TASK STATEMENT: For each line of the data below that holds "this", copy the line.

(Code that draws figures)
-- begin --

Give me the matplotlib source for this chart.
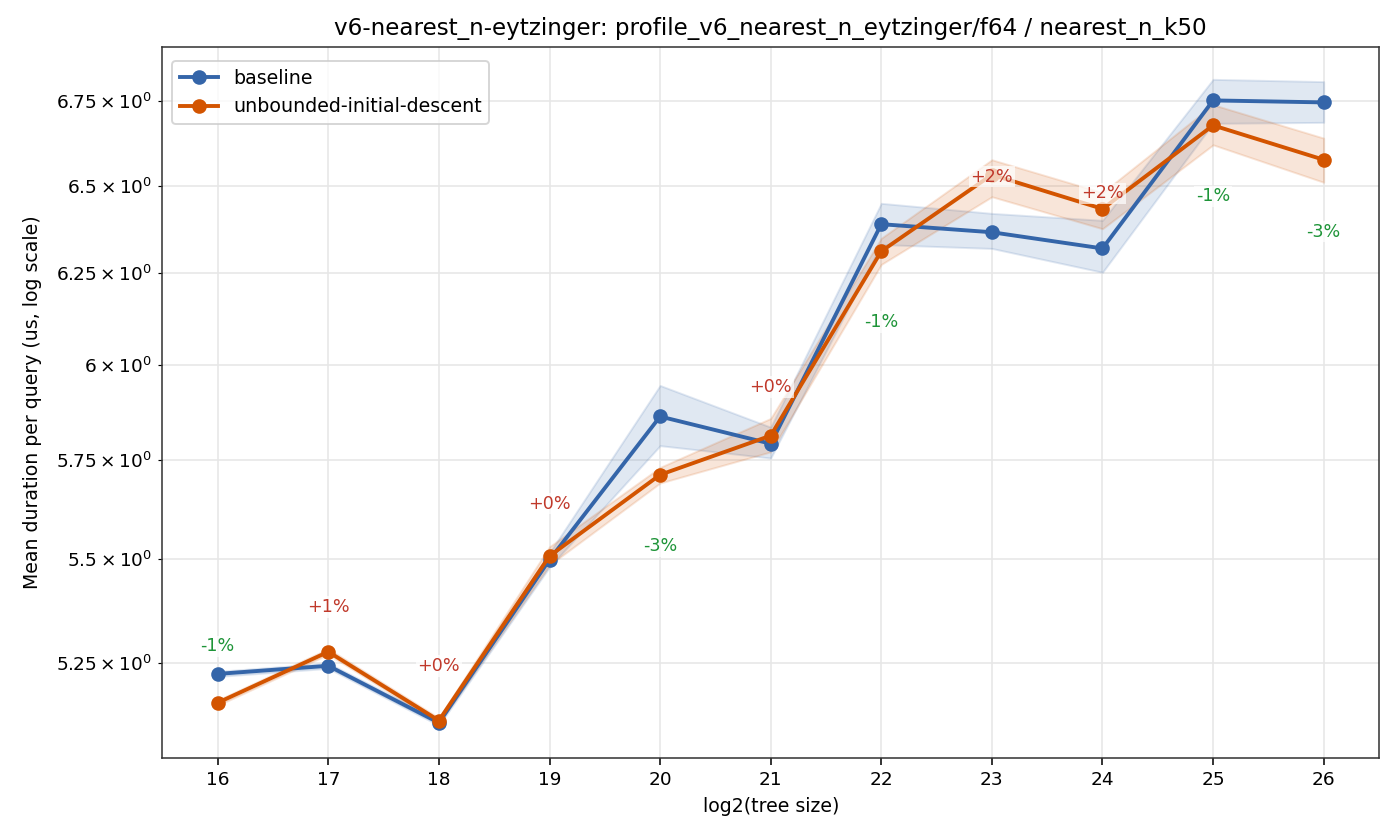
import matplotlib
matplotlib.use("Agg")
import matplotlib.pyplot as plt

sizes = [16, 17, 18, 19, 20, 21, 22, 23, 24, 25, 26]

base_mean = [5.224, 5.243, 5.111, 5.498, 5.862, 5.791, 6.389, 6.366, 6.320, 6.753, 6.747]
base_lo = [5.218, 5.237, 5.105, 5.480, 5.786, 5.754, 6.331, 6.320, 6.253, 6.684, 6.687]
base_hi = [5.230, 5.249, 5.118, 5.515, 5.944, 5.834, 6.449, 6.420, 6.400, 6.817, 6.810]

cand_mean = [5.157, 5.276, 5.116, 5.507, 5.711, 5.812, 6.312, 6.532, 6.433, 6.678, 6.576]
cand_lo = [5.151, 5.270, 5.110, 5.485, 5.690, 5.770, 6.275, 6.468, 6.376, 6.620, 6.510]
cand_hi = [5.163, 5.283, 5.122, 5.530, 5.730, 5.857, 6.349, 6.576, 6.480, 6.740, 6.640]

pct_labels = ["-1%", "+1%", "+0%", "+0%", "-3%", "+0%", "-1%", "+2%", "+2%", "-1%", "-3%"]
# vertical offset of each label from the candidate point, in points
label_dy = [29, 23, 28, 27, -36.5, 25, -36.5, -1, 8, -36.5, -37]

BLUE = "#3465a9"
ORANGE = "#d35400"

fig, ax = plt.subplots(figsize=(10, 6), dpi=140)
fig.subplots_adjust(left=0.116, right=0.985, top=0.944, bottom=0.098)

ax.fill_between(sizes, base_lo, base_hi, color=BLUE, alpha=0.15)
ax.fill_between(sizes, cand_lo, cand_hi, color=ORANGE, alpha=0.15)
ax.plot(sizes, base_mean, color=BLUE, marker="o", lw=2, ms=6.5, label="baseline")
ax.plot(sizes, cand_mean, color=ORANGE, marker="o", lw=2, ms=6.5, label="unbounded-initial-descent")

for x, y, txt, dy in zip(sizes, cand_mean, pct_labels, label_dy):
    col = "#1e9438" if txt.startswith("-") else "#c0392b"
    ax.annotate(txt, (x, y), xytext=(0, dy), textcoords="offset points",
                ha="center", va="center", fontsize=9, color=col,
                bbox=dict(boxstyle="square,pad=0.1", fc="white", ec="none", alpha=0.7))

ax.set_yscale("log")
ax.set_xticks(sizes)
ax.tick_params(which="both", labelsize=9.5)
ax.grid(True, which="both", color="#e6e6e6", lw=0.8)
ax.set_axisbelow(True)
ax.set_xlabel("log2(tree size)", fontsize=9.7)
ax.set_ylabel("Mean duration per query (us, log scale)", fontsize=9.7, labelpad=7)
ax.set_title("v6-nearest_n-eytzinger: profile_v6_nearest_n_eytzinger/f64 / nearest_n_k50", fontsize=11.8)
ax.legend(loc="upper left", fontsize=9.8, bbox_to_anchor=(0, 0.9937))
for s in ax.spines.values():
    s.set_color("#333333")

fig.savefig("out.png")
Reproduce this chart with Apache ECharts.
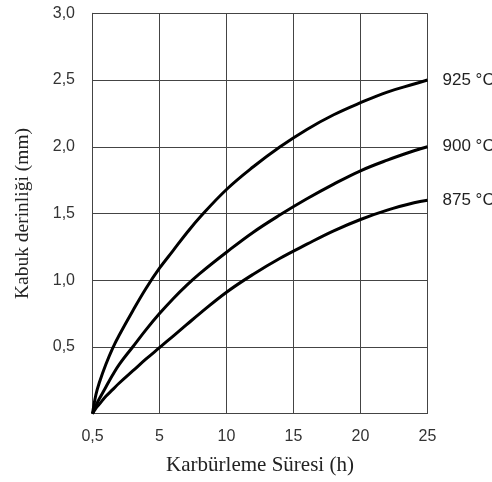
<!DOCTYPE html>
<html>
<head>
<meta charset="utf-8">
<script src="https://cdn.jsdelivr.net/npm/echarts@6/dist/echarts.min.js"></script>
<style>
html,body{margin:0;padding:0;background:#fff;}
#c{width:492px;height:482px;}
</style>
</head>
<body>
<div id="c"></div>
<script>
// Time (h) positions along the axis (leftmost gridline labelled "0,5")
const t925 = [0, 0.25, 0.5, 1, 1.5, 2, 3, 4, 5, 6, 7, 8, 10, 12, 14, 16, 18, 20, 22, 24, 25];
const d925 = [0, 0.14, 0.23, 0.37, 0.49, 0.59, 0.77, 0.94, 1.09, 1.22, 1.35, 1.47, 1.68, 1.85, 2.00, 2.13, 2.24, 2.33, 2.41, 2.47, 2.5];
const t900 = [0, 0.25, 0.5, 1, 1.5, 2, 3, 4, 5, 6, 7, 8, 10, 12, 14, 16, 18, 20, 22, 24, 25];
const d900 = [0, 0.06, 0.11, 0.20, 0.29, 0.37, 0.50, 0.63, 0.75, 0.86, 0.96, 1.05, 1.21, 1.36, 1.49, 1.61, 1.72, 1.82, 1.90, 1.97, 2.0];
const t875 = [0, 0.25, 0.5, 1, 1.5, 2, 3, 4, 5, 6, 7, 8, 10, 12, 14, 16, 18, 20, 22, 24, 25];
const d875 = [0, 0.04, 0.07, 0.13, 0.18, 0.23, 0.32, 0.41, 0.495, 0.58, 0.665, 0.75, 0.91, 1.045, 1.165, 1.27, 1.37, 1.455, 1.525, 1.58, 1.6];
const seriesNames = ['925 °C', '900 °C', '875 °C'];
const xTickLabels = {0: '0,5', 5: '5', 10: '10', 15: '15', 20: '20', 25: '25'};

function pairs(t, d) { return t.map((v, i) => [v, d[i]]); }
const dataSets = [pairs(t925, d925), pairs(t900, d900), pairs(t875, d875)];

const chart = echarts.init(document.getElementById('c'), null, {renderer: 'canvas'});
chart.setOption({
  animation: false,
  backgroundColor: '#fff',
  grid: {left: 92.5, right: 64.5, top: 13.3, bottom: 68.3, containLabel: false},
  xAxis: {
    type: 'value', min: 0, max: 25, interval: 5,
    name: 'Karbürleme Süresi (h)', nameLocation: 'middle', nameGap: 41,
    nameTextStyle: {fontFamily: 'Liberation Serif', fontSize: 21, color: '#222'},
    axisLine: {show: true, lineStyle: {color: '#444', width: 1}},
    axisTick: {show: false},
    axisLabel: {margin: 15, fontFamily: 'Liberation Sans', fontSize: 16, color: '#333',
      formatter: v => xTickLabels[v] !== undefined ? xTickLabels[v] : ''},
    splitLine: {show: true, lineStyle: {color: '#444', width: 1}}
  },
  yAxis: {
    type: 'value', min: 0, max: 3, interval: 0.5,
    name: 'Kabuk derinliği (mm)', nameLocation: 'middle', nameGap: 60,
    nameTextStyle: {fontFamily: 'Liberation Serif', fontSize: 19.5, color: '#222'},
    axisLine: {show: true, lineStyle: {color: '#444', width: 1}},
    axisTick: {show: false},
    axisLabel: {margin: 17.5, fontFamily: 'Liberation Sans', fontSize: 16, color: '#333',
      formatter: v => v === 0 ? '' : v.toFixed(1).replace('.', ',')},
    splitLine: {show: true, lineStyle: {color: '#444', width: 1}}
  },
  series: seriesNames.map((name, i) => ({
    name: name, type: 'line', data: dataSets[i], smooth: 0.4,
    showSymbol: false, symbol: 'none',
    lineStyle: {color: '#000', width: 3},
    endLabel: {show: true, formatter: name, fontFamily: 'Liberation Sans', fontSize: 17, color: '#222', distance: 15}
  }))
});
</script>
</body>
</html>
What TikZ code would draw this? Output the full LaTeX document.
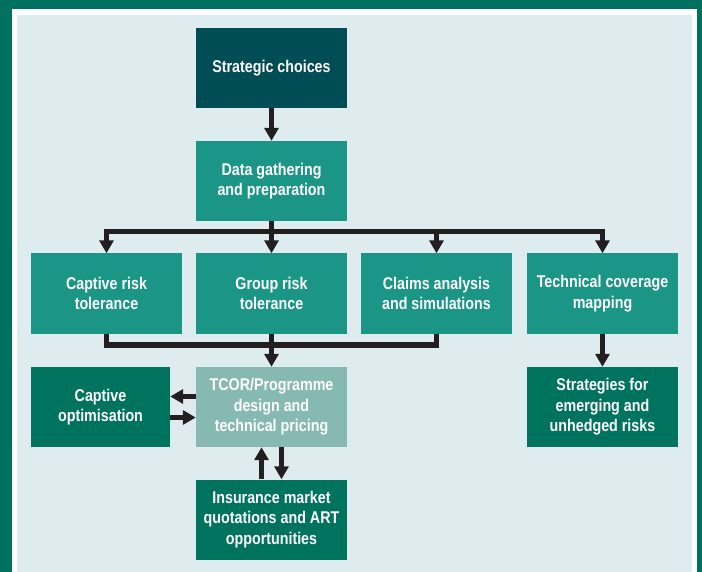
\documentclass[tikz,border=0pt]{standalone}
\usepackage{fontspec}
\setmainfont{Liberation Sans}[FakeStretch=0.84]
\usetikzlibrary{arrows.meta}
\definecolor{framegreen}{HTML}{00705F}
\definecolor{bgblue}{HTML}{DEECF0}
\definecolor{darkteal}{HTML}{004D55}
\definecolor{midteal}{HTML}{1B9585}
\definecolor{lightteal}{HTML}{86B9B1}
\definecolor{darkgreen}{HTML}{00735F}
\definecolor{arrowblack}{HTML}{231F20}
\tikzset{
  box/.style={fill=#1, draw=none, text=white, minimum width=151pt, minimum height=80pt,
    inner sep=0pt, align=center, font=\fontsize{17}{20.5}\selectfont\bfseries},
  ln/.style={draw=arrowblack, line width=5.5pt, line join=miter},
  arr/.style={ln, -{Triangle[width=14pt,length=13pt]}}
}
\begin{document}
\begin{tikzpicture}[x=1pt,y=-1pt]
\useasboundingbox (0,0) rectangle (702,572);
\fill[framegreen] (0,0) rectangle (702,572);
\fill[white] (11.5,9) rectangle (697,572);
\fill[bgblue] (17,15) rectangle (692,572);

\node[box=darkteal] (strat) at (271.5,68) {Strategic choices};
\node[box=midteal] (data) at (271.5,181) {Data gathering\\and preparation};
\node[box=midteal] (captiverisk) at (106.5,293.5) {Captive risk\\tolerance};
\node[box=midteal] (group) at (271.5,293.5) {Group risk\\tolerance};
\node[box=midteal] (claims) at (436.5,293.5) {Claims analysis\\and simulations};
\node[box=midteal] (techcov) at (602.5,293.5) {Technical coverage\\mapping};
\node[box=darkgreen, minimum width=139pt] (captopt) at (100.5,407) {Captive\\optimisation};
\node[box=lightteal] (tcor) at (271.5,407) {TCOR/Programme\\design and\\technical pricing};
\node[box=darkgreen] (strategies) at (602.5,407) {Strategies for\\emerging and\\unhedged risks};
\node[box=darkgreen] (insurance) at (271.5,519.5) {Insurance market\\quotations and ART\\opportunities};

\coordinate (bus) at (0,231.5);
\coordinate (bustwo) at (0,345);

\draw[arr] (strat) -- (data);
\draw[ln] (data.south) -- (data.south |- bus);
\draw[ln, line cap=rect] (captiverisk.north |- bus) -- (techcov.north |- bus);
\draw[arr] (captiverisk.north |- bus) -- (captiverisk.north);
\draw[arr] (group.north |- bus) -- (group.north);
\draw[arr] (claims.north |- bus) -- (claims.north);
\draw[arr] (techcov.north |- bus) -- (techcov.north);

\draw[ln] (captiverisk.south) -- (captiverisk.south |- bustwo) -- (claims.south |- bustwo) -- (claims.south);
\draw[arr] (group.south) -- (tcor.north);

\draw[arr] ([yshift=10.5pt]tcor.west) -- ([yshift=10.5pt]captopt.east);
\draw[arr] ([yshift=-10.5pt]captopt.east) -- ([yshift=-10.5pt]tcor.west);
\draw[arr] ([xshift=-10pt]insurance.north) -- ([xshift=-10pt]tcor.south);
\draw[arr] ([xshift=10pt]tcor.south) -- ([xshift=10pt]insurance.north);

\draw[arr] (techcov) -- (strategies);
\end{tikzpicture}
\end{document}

-- end --

SOLUTION TO THE PROBLEM:
Give me the matplotlib source for this chart.
Reproduce this chart with Apache ECharts.
What TikZ code would draw this? Output the full LaTeX document.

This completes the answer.